**Task goal**. Say how many lines contain the word "Write" and give no other text.

_ _ _ _ _

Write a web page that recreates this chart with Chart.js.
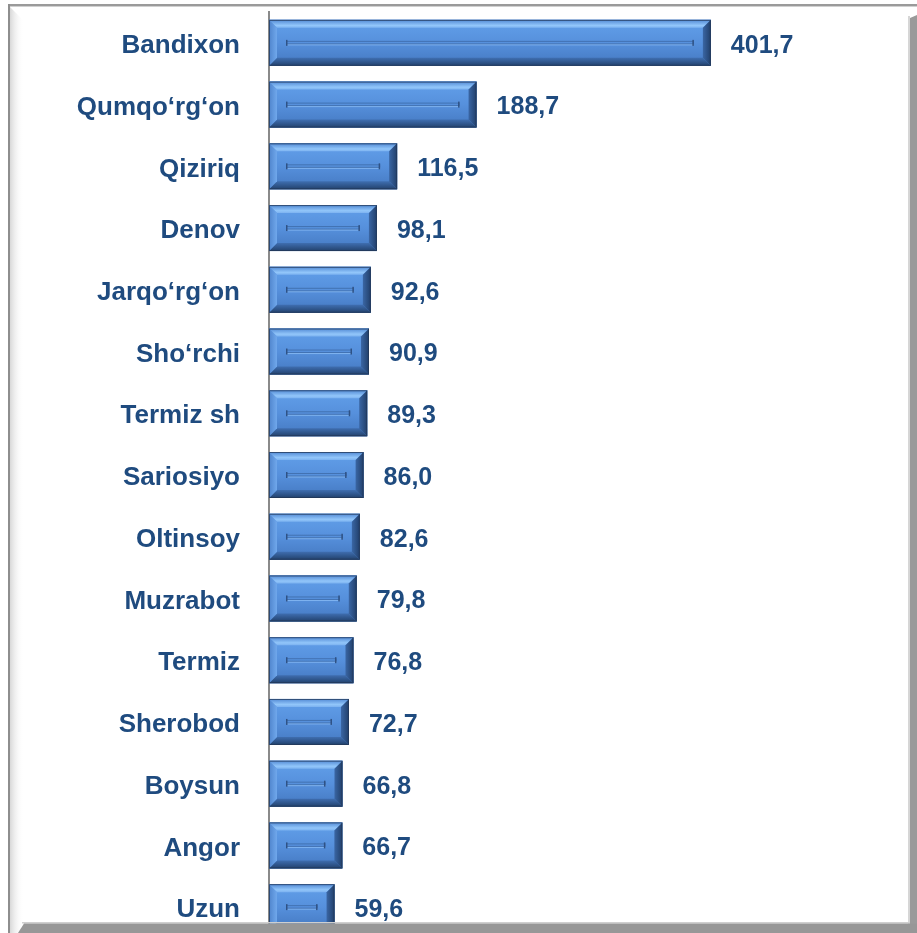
<!DOCTYPE html>
<html><head><meta charset="utf-8">
<script src="https://cdn.jsdelivr.net/npm/chart.js@4"></script>
<style>
html,body{margin:0;padding:0;overflow:hidden;background:#fff}
#wrap{position:relative;width:917px;height:933px;overflow:hidden}
canvas{display:block}
</style></head>
<body><div id="wrap"><canvas id="c" width="917" height="950"></canvas></div>
<script>
const categories = ['Bandixon','Qumqo‘rg‘on','Qiziriq','Denov','Jarqo‘rg‘on','Sho‘rchi','Termiz sh','Sariosiyo','Oltinsoy','Muzrabot','Termiz','Sherobod','Boysun','Angor','Uzun'];
const values = [401.7,188.7,116.5,98.1,92.6,90.9,89.3,86.0,82.6,79.8,76.8,72.7,66.8,66.7,59.6];
const xMin = 0, xMax = 550;

const TEXT = '#1F4B7F';
const FONT = '"Liberation Sans", Arial, sans-serif';

function fmt(v){ return v.toFixed(1).replace('.', ','); }

const bevelPlugin = {
  id:'bevel',
  afterDatasetDraw(chart, args){
    const ctx = chart.ctx;
    const meta = args.meta;
    meta.data.forEach((el, i)=>{
      const p = el.getProps(['x','y','base','height'], true);
      const x0 = Math.min(p.base,p.x), x1 = Math.max(p.base,p.x);
      const y0 = p.y - p.height/2, y1 = p.y + p.height/2;
      const b = Math.min(8, (x1-x0)/3);
      ctx.save();
      // face
      let g = ctx.createLinearGradient(0,y0,0,y1);
      g.addColorStop(0,'#62A0EA'); g.addColorStop(0.5,'#5690DC'); g.addColorStop(1,'#4478C0');
      ctx.fillStyle = g; ctx.fillRect(x0,y0,x1-x0,y1-y0);
      // top bevel
      g = ctx.createLinearGradient(0,y0,0,y0+b);
      g.addColorStop(0,'#5189D4'); g.addColorStop(0.7,'#92C6FA'); g.addColorStop(1,'#7CB2F0');
      ctx.fillStyle = g;
      ctx.beginPath(); ctx.moveTo(x0,y0); ctx.lineTo(x1,y0); ctx.lineTo(x1-b,y0+b); ctx.lineTo(x0+b,y0+b); ctx.closePath(); ctx.fill();
      // bottom bevel
      g = ctx.createLinearGradient(0,y1-b,0,y1);
      g.addColorStop(0,'#3F6EB0'); g.addColorStop(1,'#22416C');
      ctx.fillStyle = g;
      ctx.beginPath(); ctx.moveTo(x0,y1); ctx.lineTo(x1,y1); ctx.lineTo(x1-b,y1-b); ctx.lineTo(x0+b,y1-b); ctx.closePath(); ctx.fill();
      // left bevel
      g = ctx.createLinearGradient(x0,0,x0+b,0);
      g.addColorStop(0,'#4F84CC'); g.addColorStop(1,'#70A8EC');
      ctx.fillStyle = g;
      ctx.beginPath(); ctx.moveTo(x0,y0); ctx.lineTo(x0+b,y0+b); ctx.lineTo(x0+b,y1-b); ctx.lineTo(x0,y1); ctx.closePath(); ctx.fill();
      // right bevel
      g = ctx.createLinearGradient(x1-b,0,x1,0);
      g.addColorStop(0,'#3A66A4'); g.addColorStop(1,'#213F6A');
      ctx.fillStyle = g;
      ctx.beginPath(); ctx.moveTo(x1,y0); ctx.lineTo(x1-b,y0+b); ctx.lineTo(x1-b,y1-b); ctx.lineTo(x1,y1); ctx.closePath(); ctx.fill();
      // center groove
      const cy = (y0+y1)/2;
      const gx0 = x0+b+9, gx1 = x1-b-9;
      if (gx1 > gx0){
        ctx.fillStyle = '#80B4F0';
        ctx.fillRect(gx0, cy+1, gx1-gx0, 1.5);
        ctx.strokeStyle = '#4272B2'; ctx.lineWidth = 1;
        ctx.strokeRect(gx0+0.5, cy-1.5, gx1-gx0-1, 2.5);
        ctx.fillStyle = '#2F5285';
        ctx.fillRect(gx0, cy-3, 1.5, 6);
        ctx.fillRect(gx1-1.5, cy-3, 1.5, 6);
      }
      // outline
      ctx.strokeStyle = 'rgba(35,55,85,0.75)'; ctx.lineWidth = 1;
      ctx.strokeRect(x0+0.5,y0+0.5,x1-x0-1,y1-y0-1);
      // value label
      ctx.fillStyle = TEXT;
      ctx.font = 'bold 25px ' + FONT;
      ctx.textAlign = 'left'; ctx.textBaseline = 'middle';
      ctx.fillText(fmt(values[i]), x1+20, p.y+3);
      ctx.restore();
    });
  }
};

const framePlugin = {
  id:'frame',
  beforeDraw(chart){
    const ctx = chart.ctx;
    ctx.save(); ctx.fillStyle='#fff'; ctx.fillRect(0,0,chart.width,chart.height); ctx.restore();
  },
  afterDraw(chart){
    const ctx = chart.ctx;
    ctx.save();
    // left inner shading
    let g = ctx.createLinearGradient(10,0,24,0);
    g.addColorStop(0,'#d8d8d8'); g.addColorStop(1,'rgba(255,255,255,0)');
    ctx.fillStyle = g;
    ctx.beginPath(); ctx.moveTo(10,7); ctx.lineTo(24,21); ctx.lineTo(24,940); ctx.lineTo(10,940); ctx.closePath(); ctx.fill();
    // top line
    ctx.fillStyle = '#9a9a9a'; ctx.fillRect(8,4,917-8,2);
    ctx.fillStyle = '#d0d0d0'; ctx.fillRect(8,6,917-8,1);
    // left line
    ctx.fillStyle = '#8e8e8e'; ctx.fillRect(8,4,2,940);
    // right shadow
    ctx.fillStyle = '#d6d6d6'; ctx.fillRect(908,16,2,920);
    ctx.fillStyle = '#9a9a9a';
    ctx.beginPath(); ctx.moveTo(910,18); ctx.lineTo(917,15); ctx.lineTo(917,940); ctx.lineTo(910,940); ctx.closePath(); ctx.fill();
    // bottom shadow
    ctx.fillStyle = '#cfcfcf'; ctx.fillRect(22,922,888,1.5);
    ctx.fillStyle = '#979797';
    ctx.beginPath(); ctx.moveTo(18,933); ctx.lineTo(24,923.5); ctx.lineTo(917,923.5); ctx.lineTo(917,940); ctx.lineTo(18,940); ctx.closePath(); ctx.fill();
    ctx.restore();
  }
};

new Chart(document.getElementById('c'), {
  type:'bar',
  data:{ labels:categories, datasets:[{ data:values, backgroundColor:'#5189D2', borderWidth:0, barPercentage:0.745, categoryPercentage:1 }] },
  options:{
    indexAxis:'y', responsive:false, animation:false,
    layout:{ padding:{ left:0, right:43, top:12, bottom:12 } },
    plugins:{ legend:{display:false}, tooltip:{enabled:false} },
    scales:{
      x:{ type:'linear', min:xMin, max:xMax, display:false },
      y:{
        z:1,
        grid:{ display:false },
        border:{ display:true, color:'#8a8a8a', width:2 },
        ticks:{ color:TEXT, padding:21, labelOffset:3, font:{ family:FONT, size:26, weight:'bold' } },
        afterFit(s){ s.width = 269; s.paddingTop = 0; s.paddingBottom = 0; }
      }
    }
  },
  plugins:[framePlugin, bevelPlugin]
});
</script></body></html>
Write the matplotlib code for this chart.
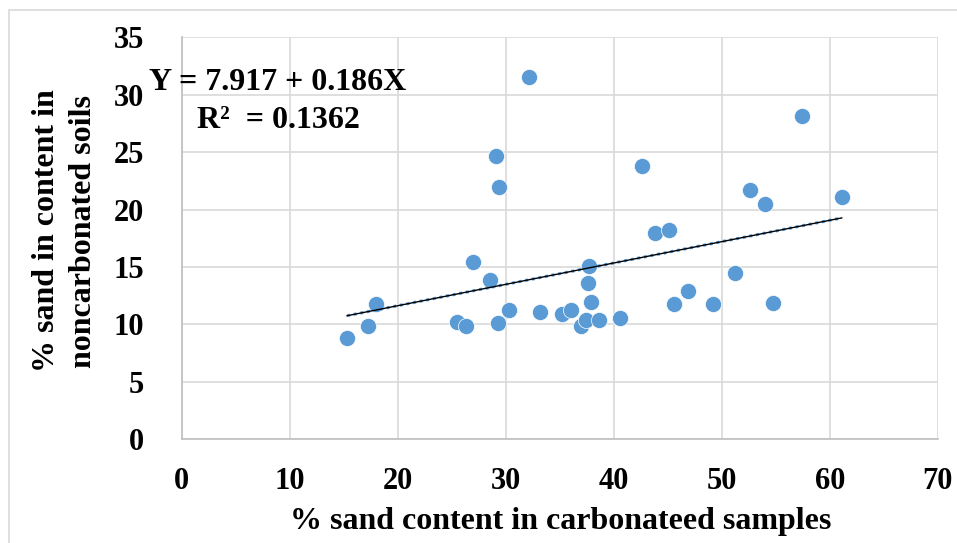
import matplotlib.pyplot as plt
import numpy as np
from matplotlib.patches import Rectangle

# 데이터
x_sand = [15.3, 17.2, 18.0, 25.5, 26.3, 27.0, 28.5, 29.1, 29.3, 29.4, 30.3,
          32.1, 33.2, 35.2, 36.0, 37.0, 37.4, 37.6, 37.7, 37.9, 38.6, 40.6,
          42.6, 43.8, 45.1, 45.6, 46.9, 49.2, 51.2, 52.6, 54.0, 54.7, 57.4, 61.1]
y_sand = [8.8, 9.9, 11.8, 10.2, 9.9, 15.4, 13.9, 24.7, 10.1, 22.0, 11.3,
          31.6, 11.1, 10.9, 11.3, 9.9, 10.4, 13.6, 15.1, 12.0, 10.4, 10.6,
          23.8, 18.0, 18.2, 11.8, 12.9, 11.8, 14.5, 21.7, 20.5, 11.9, 28.2, 21.1]
intercept = 7.917
slope = 0.186
r2 = 0.1362
x_ticks = [0, 10, 20, 30, 40, 50, 60, 70]
y_ticks = [0, 5, 10, 15, 20, 25, 30, 35]

plt.rcParams['font.family'] = ['Liberation Serif', 'DejaVu Serif']
plt.rcParams['font.weight'] = 'bold'

fig = plt.figure(figsize=(9.57, 5.43), dpi=100)
ax = fig.add_axes([0.190, 0.191, 0.790, 0.740])

# 바깥 테두리
fig.patches.append(Rectangle((9 / 957, -0.1), 1.2, 1 - 10 / 543 + 0.1,
                             transform=fig.transFigure, fill=False,
                             edgecolor='#d9d9d9', linewidth=1.2))

ax.scatter(x_sand, y_sand, s=135, color='#5B9BD5', edgecolor='white',
           linewidth=0.5, zorder=3)

# 추세선
x_line = np.array([min(x_sand), max(x_sand)])
y_line = intercept + slope * x_line
ax.plot(x_line, y_line, color='#5B9BD5', linewidth=2.2, linestyle=(0, (1, 1.2)), zorder=4)
ax.plot(x_line, y_line, color='black', linewidth=1.0, zorder=5)

ax.set_xlim(0, 70)
ax.set_ylim(0, 35)
ax.set_xticks(x_ticks)
ax.set_yticks(y_ticks)
ax.grid(True, color='#d9d9d9', linewidth=1.2)
ax.set_axisbelow(True)
for s in ['top', 'right']:
    ax.spines[s].set_visible(False)
for s in ['left', 'bottom']:
    ax.spines[s].set_color('#bfbfbf')
    ax.spines[s].set_linewidth(1.2)
ax.tick_params(length=0, labelsize=22, colors='black')
ax.tick_params(axis='x', pad=20)
ax.tick_params(axis='y', pad=27)
for lab in ax.get_xticklabels() + ax.get_yticklabels():
    lab.set_fontweight('bold')

# 회귀식 텍스트
fig.text(278 / 957, 1 - 83 / 543, f'Y = {intercept:.3f} + {slope:.3f}X',
         fontsize=23, fontweight='bold', ha='center', va='center')
fig.text(278 / 957, 1 - 121 / 543, f'R\u00b2  = {r2}', fontsize=23, fontweight='bold',
         ha='center', va='center')

fig.text(561 / 957, 1 - 521 / 543, '% sand content in carbonateed samples',
         fontsize=23, fontweight='bold', ha='center', va='center')
fig.text(65 / 957, 1 - 231 / 543, '% sand in content in\nnoncarbonated soils',
         fontsize=23, fontweight='bold', ha='center', va='center',
         rotation=90, linespacing=1.35)

fig.savefig('out.png', dpi=100)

_ _ _ _ _

**Written response**. 2